Hlongwane is in the house!

14 Feb, 2016 - 00:02 0 Views
Hlongwane is in the house! NICE TO MEET YOU . . . Sport and Recreation Minister Makhosini Hlongwane greets the Toyota Cheetahs’ players before the Lafarge Champions Cup at the National Sports Stadium last weekend

The Sunday Mail

 

IF it were an action movie Makhosini Hlongwane would have walked away from the scene where Warriors coach Kallisto Pasuwa signed a new contract nonchalantly.

His face expressionless as he heads for the next hot spot in Zimbabwe’s sporting fraternity.

As Pasuwa and Zifa finally customised their union in Harare last week the Minister of Sport and Recreation was nowhere to be seen. However, his hand in getting the two parties onto the table cannot be ignored even as he so wishes.

“It’s good that Zifa and coach Pasuwa have agreed on a contract and as a Ministry we are happy with that.

“The Minister might have played some role but this is the job he was tasked to do by President Mugabe so there is no need for applause,” said Hlongwane.

He is being modest.

When Zifa took lunacy to legendary levels with their decision to fire Pasuwa as the Warriors prepared for the African Nations Championship the energetic Hlongwane weighed in decisively. He weighed in a manner his predecessor Andrew Langa would not have dared.

In a carefully worded statement Hlongwane, between the lines, told Philip Chiyangwa and his board to stop the charade.

The statement had the tone of a recommendation as Hlongwane was aware of the dangers posed by Fifa’s allergy towards Government interference in football administration.

But yet this was an instruction, an instruction Chiyangwa and his board followed to the letter.

The Pasuwa/Zifa tiff presented Hlongwane with his first real test and the youthful Minister came out with an enhanced reputation. And if anyone thought Hlongwane reserved his energies for the country’s most popular sport then they were wrong.

Since calling Zifa to order the hands on Minister has gone on to make his presence felt from bodybuilding to bowling, the swimming pool to the pool table.

It can be argued that for Hlongwane the only way was always going to be up after Langa’s disastrous stint.

However, the manner in which the upward trajectory has spiked in his first few months in office has left many convinced Makhosini is the man.

Langa was ever jovial but did not bring joy to the local sporting fraternity. He seemed detached from reality while his relationship with former Zifa president Cuthbert Dube appeared compromised. Langa stood aside and watched as Zifa degenerated from being a serious football association to a Mickey Mouse organisation whose headquarters resembled a war time building.

Langa saw no evil, heard no evil. In the meantime other sporting codes yearned for audience with him but he was nowhere to be found.

President Mugabe wrung some changes in September and up stepped Hlongwane.

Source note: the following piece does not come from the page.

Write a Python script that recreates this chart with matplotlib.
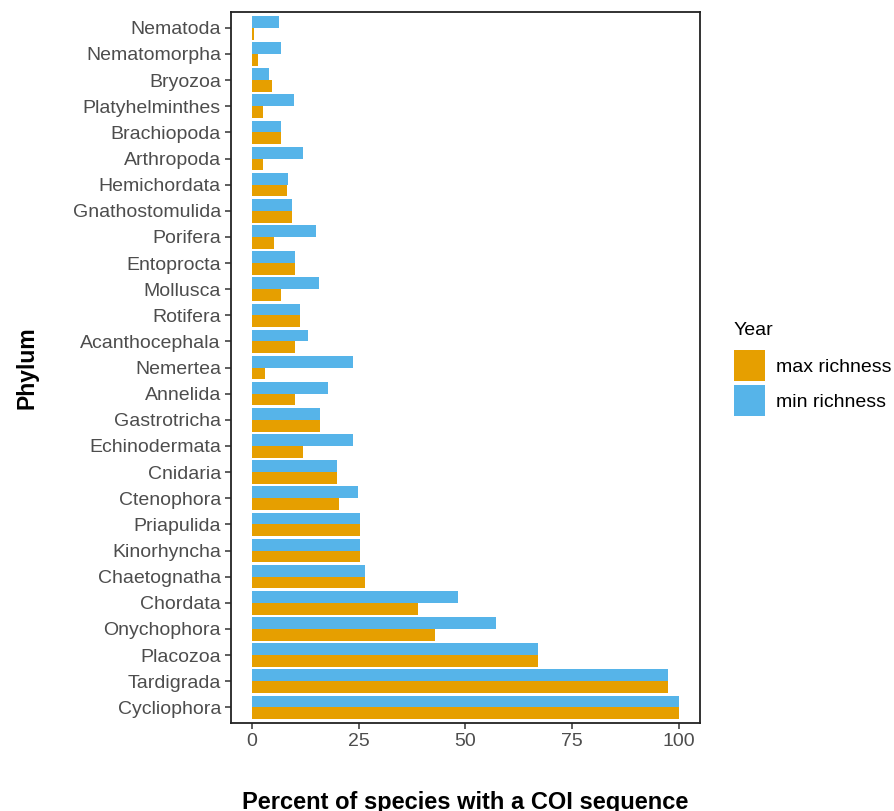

He has been in office for just over four months but has met over a dozen sporting associations and has asked for an explanation on why the facilities that were built or refurbished for the 2014 Region V Games are looking like there were last attended to over a decade ago. The change in the way the Ministry of Sport and Recreation is doing business is there for all to see.

However, these positive changes will pale into insignificance if Hlongwane walks the talk with the new sports policy.

He is preaching the gospel of taking sport to the people.

Hlongwane says there is no reason why a kid in Nerutanga, Buhera should not get a chance to try their hand at hitting a cricket ball beyond those sacred mountains under a Zimbabwe Cricket funded programme.

Some sports are still elitist while the popular ones like football and netball are being played just for recreation in rural areas, he reckons. Last week he told golf associations to take the sport to the rural areas and successfully urged Prophet Magaya to continue with his project to build multipurpose sports facility because “we need more facilities if our sector is to grow.”

“My short stint at the Ministry of Sport and Recreation has revealed deep structural faults within the pillars of what should be a solid sport and recreation sector.

“The absence of clear and deliberate institutional interventions by Government, our national sports associations and our social partners as we well as local authorities has hemorrhaged and created a blind spot, fogging our ability to fully exploit the latent potential that is resident in our sport and recreation industry,” said Hlongwane. Hlongwane appreciates that his drive to have bowls played in Bulilamangwe will rub some sections the wrong way but he is in no mood to make apologies.

“You cannot tell me that there is no kid who is good enough to take over from Kirsty Coventry in these rural areas. . . there is abundant talent and all we need to do is identify, nurture and retain that talent.

“The yawning structural deficits and crevices in the sport and recreation sector are denying is the much needed mass participation at the bottom of the pyramid and has perpetuated a continued trajectory of failure in terms of podium performance,” he said.